Menswear retailer Moss Bros Group plc (LON:MOSB) expects to make a full year loss in line with market forecasts after discounting items more than it had planned over the key Christmas trading period.

The company said total sales in the 23 weeks to January 5 rose 0.6% compared to a year ago but fell 1.0% on a like-for-like basis.

Retail sales, including e-commerce and wholesale, grew 1.9% in the period or 0.1% on a like-for-like basis. E-commerce sales, which account for 16.2% of total revenue, increased 27.8%.

The suit-hire business – representing less than 10% of total revenue –continued to struggle with like-for-like sales down 11.2%.

Margins weaken on discounting 

Trading margins fell by 2.6% compared to a year ago following increased promotions, particularly from late October onwards.

"As I noted at the time of our interim results in September, we had already seen more intensive discounting from our competitors and this has continued throughout the period,” said chief executive Brian Brick.

“Having originally sought to resist discounting pressures, we too have found the need to adopt a more tactical, discount-led pricing stance across all retail channels.

READ: Moss Bros shares plunge as it cuts dividend by a quarter following “volatile” first half

"Whilst this proved successful in delivering top line sales growth, there has been an expected negative impact on gross margin rates, which ensured that the group managed the level of terminal stock.”

Uncertain outlook 

Brick said despite an improving performance, the company expects the period ahead to be “extremely challenging” amid subdued consumer spending, Brexit uncertainty and the “significant cost headwinds” that it continues to face from a weaker pound and further increases in business rates and employee-related costs.

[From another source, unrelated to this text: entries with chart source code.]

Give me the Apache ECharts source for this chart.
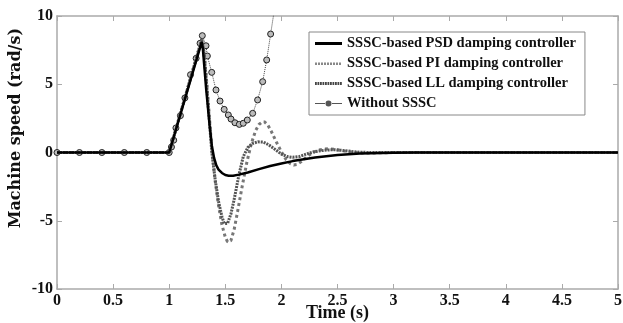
<!DOCTYPE html>
<html>
<head>
<meta charset="utf-8">
<script src="https://cdn.jsdelivr.net/npm/echarts@6/dist/echarts.min.js"></script>
<style>
  html, body { margin: 0; padding: 0; background: #fff; }
  #chart { width: 623px; height: 323px; }
</style>
</head>
<body>
<div id="chart"></div>
<script>
// time (s) and machine speed (rad/s)
var tPSD = [0, 1.0, 1.29, 1.30, 1.31, 1.33, 1.36, 1.38, 1.40, 1.42, 1.44, 1.47, 1.5, 1.53, 1.57, 1.62, 1.7, 1.8, 1.9, 2.0, 2.1, 2.2, 2.3, 2.4, 2.5, 2.6, 2.7, 2.8, 2.9, 3.0, 3.2, 5];
var vPSD = [0, 0, 8.1, 7.6, 6.6, 4.6, 2.0, 0.5, -0.4, -0.95, -1.25, -1.5, -1.65, -1.7, -1.7, -1.62, -1.47, -1.22, -0.99, -0.8, -0.63, -0.49, -0.37, -0.27, -0.19, -0.13, -0.08, -0.05, -0.03, -0.01, 0, 0];

var tPI = [0, 1.0, 1.29, 1.31, 1.33, 1.35, 1.38, 1.41, 1.44, 1.47, 1.5, 1.52, 1.535, 1.55, 1.58, 1.61, 1.65, 1.69, 1.73, 1.77, 1.8, 1.83, 1.85, 1.88, 1.91, 1.95, 2.0, 2.04, 2.08, 2.11, 2.14, 2.18, 2.22, 2.27, 2.32, 2.37, 2.42, 2.48, 2.55, 2.62, 2.7, 2.8, 2.9, 3.0, 5];
var vPI = [0, 0, 8.3, 7.4, 5.6, 3.5, 0.2, -2.1, -3.9, -5.3, -6.2, -6.55, -6.6, -6.45, -5.6, -4.3, -2.5, -0.8, 0.6, 1.6, 2.05, 2.25, 2.24, 2.0, 1.55, 0.85, 0.05, -0.5, -0.82, -0.92, -0.88, -0.65, -0.35, -0.05, 0.15, 0.24, 0.27, 0.22, 0.12, 0.03, -0.03, -0.04, -0.02, 0, 0];

var tLL = [0, 1.0, 1.29, 1.31, 1.33, 1.35, 1.38, 1.41, 1.44, 1.47, 1.49, 1.505, 1.52, 1.55, 1.58, 1.62, 1.66, 1.7, 1.74, 1.79, 1.84, 1.89, 1.94, 2.0, 2.05, 2.1, 2.16, 2.22, 2.28, 2.35, 2.42, 2.48, 2.55, 2.62, 2.7, 2.8, 5];
var vLL = [0, 0, 8.3, 7.3, 5.4, 3.2, 0, -2.0, -3.6, -4.7, -5.2, -5.3, -5.2, -4.5, -3.4, -1.7, -0.3, 0.35, 0.65, 0.78, 0.76, 0.55, 0.25, -0.12, -0.3, -0.35, -0.3, -0.12, 0.03, 0.13, 0.19, 0.2, 0.15, 0.08, 0.02, 0, 0];

var tNo = [0, 0.2, 0.4, 0.6, 0.8, 1.0, 1.02, 1.04, 1.06, 1.1, 1.14, 1.19, 1.24, 1.275, 1.295, 1.328, 1.34, 1.379, 1.417, 1.453, 1.49, 1.527, 1.551, 1.586, 1.625, 1.66, 1.696, 1.744, 1.788, 1.833, 1.869, 1.904, 1.94];
var vNo = [0, 0, 0, 0, 0, 0, 0.4, 0.9, 1.8, 2.7, 4.0, 5.7, 6.9, 8.0, 8.56, 7.82, 7.07, 5.87, 4.58, 3.77, 3.16, 2.75, 2.45, 2.18, 2.06, 2.14, 2.38, 2.87, 3.85, 5.19, 6.78, 8.68, 10.6];

var names = ['SSSC-based PSD damping controller', 'SSSC-based PI damping controller', 'SSSC-based LL damping controller', 'Without SSSC'];

function pairs(t, v) {
  return t.map(function (x, i) { return [x, v[i]]; });
}

// legend glyphs drawn as short line samples (box 27 x 14)
var iconSolid = 'path://M0,0 M0,5.5 h27 v3 h-27 z M27,14';
var iconDots = 'path://M0,0 ' + [0, 3, 6, 9, 12, 15, 18, 21, 24].map(function (x) {
  return 'M' + x + ',6 h2 v2.5 h-2 z';
}).join(' ') + ' M27,14';
var iconDash = 'path://M0,0 ' + [0, 2.5, 5, 7.5, 10, 12.5, 15, 17.5, 20, 22.5, 25].map(function (x) {
  return 'M' + x + ',5.5 h1.8 v3 h-1.8 z';
}).join(' ') + ' M27,14';
var iconMark = 'path://M0,0 M0,6.5 h10 v1 h-10 z M17,6.5 h10 v1 h-10 z M16.5,7 a3,3 0 1,0 -6,0 a3,3 0 1,0 6,0 z M27,14';

var chart = echarts.init(document.getElementById('chart'));
var font = 'Liberation Serif';
var axisGray = '#aaa';
var labelStyle = { fontFamily: font, fontWeight: 'bold', fontSize: 16, color: '#111' };

var option = {
  animation: false,
  backgroundColor: '#fff',
  grid: { left: 57, right: 5, top: 16, bottom: 34, outerBoundsMode: 'none' },
  legend: {
    orient: 'vertical',
    left: 309,
    top: 32,
    padding: [4, 9, 4, 6],
    itemGap: 5,
    itemWidth: 27,
    itemHeight: 14,
    backgroundColor: '#fff',
    borderColor: '#888',
    borderWidth: 1,
    textStyle: { fontFamily: font, fontWeight: 'bold', fontSize: 14.5, color: '#111' },
    data: [
      { name: names[0], icon: iconSolid, itemStyle: { color: '#000', borderWidth: 0 } },
      { name: names[1], icon: iconDots, itemStyle: { color: '#888', borderWidth: 0 } },
      { name: names[2], icon: iconDash, itemStyle: { color: '#444', borderWidth: 0 } },
      { name: names[3], icon: iconMark, itemStyle: { color: '#555', borderWidth: 0 } }
    ]
  },
  graphic: [{
    type: 'text',
    left: 8,
    top: 28,
    style: {
      text: 'Machine speed (rad/s)',
      font: 'bold 16px "DejaVu Serif"',
      fill: '#111'
    },
    rotation: Math.PI / 2,
    originX: 0,
    originY: 0
  }],
  xAxis: [{
    type: 'value', min: 0, max: 5, interval: 0.5,
    name: 'Time (s)', nameLocation: 'middle', nameGap: 15, nameMoveOverlap: false,
    nameTextStyle: { fontFamily: font, fontWeight: 'bold', fontSize: 18, color: '#111' },
    axisLine: { onZero: false, lineStyle: { color: axisGray, width: 1.5 } },
    axisTick: { inside: true, length: 5, lineStyle: { color: axisGray } },
    axisLabel: Object.assign({ margin: 4 }, labelStyle),
    splitLine: { show: false }
  }, {
    type: 'value', min: 0, max: 5, interval: 0.5, position: 'top',
    axisLine: { onZero: false, lineStyle: { color: axisGray, width: 1.5 } },
    axisTick: { inside: true, length: 5, lineStyle: { color: axisGray } },
    axisLabel: { show: false },
    splitLine: { show: false }
  }],
  yAxis: [{
    type: 'value', min: -10, max: 10, interval: 5,
    axisLine: { show: true, onZero: false, lineStyle: { color: axisGray, width: 1.5 } },
    axisTick: { show: true, inside: true, length: 5, lineStyle: { color: axisGray } },
    axisLabel: Object.assign({ margin: 4 }, labelStyle),
    splitLine: { show: false }
  }, {
    type: 'value', min: -10, max: 10, interval: 5, position: 'right',
    axisLine: { show: true, onZero: false, lineStyle: { color: axisGray, width: 1.5 } },
    axisTick: { show: true, inside: true, length: 5, lineStyle: { color: axisGray } },
    axisLabel: { show: false },
    splitLine: { show: false }
  }],
  series: [{
    name: names[3], type: 'line', data: pairs(tNo, vNo),
    symbol: 'circle', symbolSize: 6, showAllSymbol: true,
    lineStyle: { color: '#444', width: 1, type: 'dotted' },
    itemStyle: { color: '#bbb', borderColor: '#222', borderWidth: 1 },
    z: 2
  }, {
    name: names[1], type: 'line', data: pairs(tPI, vPI), symbol: 'none',
    lineStyle: { color: '#777', width: 3, type: 'dotted' },
    itemStyle: { color: '#777' }, z: 3
  }, {
    name: names[2], type: 'line', data: pairs(tLL, vLL), symbol: 'none',
    lineStyle: { color: '#555', width: 3, type: [2, 1] },
    itemStyle: { color: '#555' }, z: 3
  }, {
    name: names[0], type: 'line', data: pairs(tPSD, vPSD), symbol: 'none',
    lineStyle: { color: '#000', width: 2.5 },
    itemStyle: { color: '#000' }, z: 4
  }]
};

chart.setOption(option);
</script>
</body>
</html>
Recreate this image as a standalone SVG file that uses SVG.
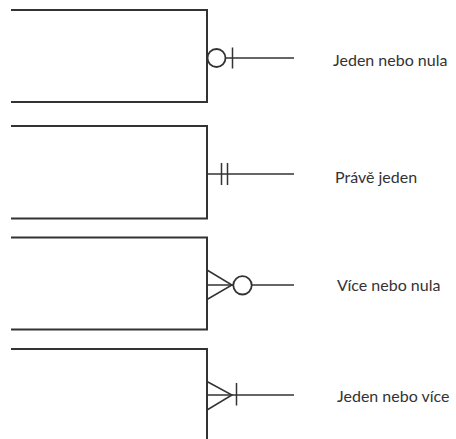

He added that the group would use the weaker environment as an opportunity to “enhance our specialist market position and strengthen our core brand proposition, so we retain a sustainable point of differentiation”.

“We remain debt free, with a strong balance sheet and are confident in our ability to deliver enhanced returns to our shareholders over the longer term,” he said.

The group expects to end the 2018/19 financial year with cash of £10mln, compared to £17.5mln on 27 January 2018.

It predicts an adjusted loss of £0.6mln for the year, meeting the consensus forecast. 

Shares rise on 'better-than-feared trading' update

In morning trading, shares gained 3.2% to 27.06p as the trading update was not as bad as analysts had expected. 

"Moss engaged in higher levels of promotional activity than normal, impacting gross margins, although the hit was less than we had feared, meaning the outcome for the year will be better than our recent pre-emptive downgrade," Peel Hunt said, repeating a 'hold' rating on the stock.

"We’re not going to crow about the downgrade being less than feared, but we are encouraged that Moss has been able to drive a significant acceleration in online sales and demonstrate the relevance of the offer and the Brand and see the shares responding favourably to today’s update."